From the Winter 2004 MT
A Schoenberg reader: documents of a life
Joseph Auner
Yale University Press (New Haven & London, 2003); xxvi, 428pp; £30. ISBN 0 300 09540 6. reviewed by Arnold Whittall
Hans Keller’s verdict was characteristically forthright: Schoenberg was ‘musical history’s most tragic figure – its most uncompromising clarifier and its leading confuser at the same time’. Schoenberg himself didn’t put it quite like that, but Joseph Auner’s selection from his writings confirms the vehemence with which he consistently sought to explain – and lament – his difficult position in the contemporary world. A pair of extended quotations must suffice to give the flavour of this vehemence, first from a speech in English, c.1936, entitled ‘Some objective reasons to educate rising generations to contemporary music’. Near the beginning Schoenberg declared that ‘I feel the necessity to act as a fighter, as a battering ram for the interest of the development of the art’, and this pugnacity in the cause of what he believed to be progress is sustained throughout.
Whoever today calls himself a conservative does it exclusively with the intention to suppress every development of mind, to hinder new ideas from coming about, to paralyze the inventive capacity of the spirit, to suffocate every tendency of life – for life is changing, developing, growing. But on the contrary, whoever wants to call himself a conservative in the very meaning of life, has the duty to protect new ideas, has to promote development, has to animate inventive capacity of spirit, has to encourage true tendencies of life for life has to be conserved – to conserve the possibilities of development means to conserve life, means to protect it against roteness, against decay, against decomposition (pp.276, 278).
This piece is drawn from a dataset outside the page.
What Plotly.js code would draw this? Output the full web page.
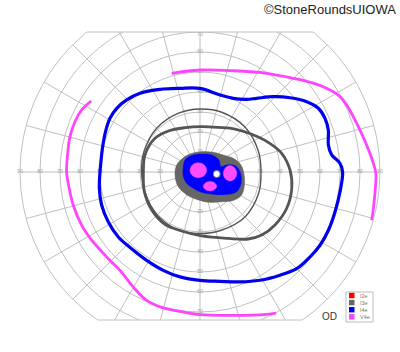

As late as April 1949, in comments prepared for the San Francisco Round-Table on Modern Art but not delivered by him, Schoenberg was proclaiming his belief in ‘l’art pour l’art. In the creation of a work of art, nothing should interfere with the real idea’, and while he had no objections to the intentionally popular compositions of Offenbach or Gershwin,
it is wrong of a serious composer to write or include in his works such parts which he feels would please the audience. [...] Why should there not be music for the ordinary man, for the mediocre, for the un-understanding, for the uninitiated on the one hand, and on the other hand, such music for the few who understand? Is it necessary that a composer who can write for the few, just this same composer must also write for all? Is it not better if they are specialists, one writes for all, and the other writes for the few (pp.329–30).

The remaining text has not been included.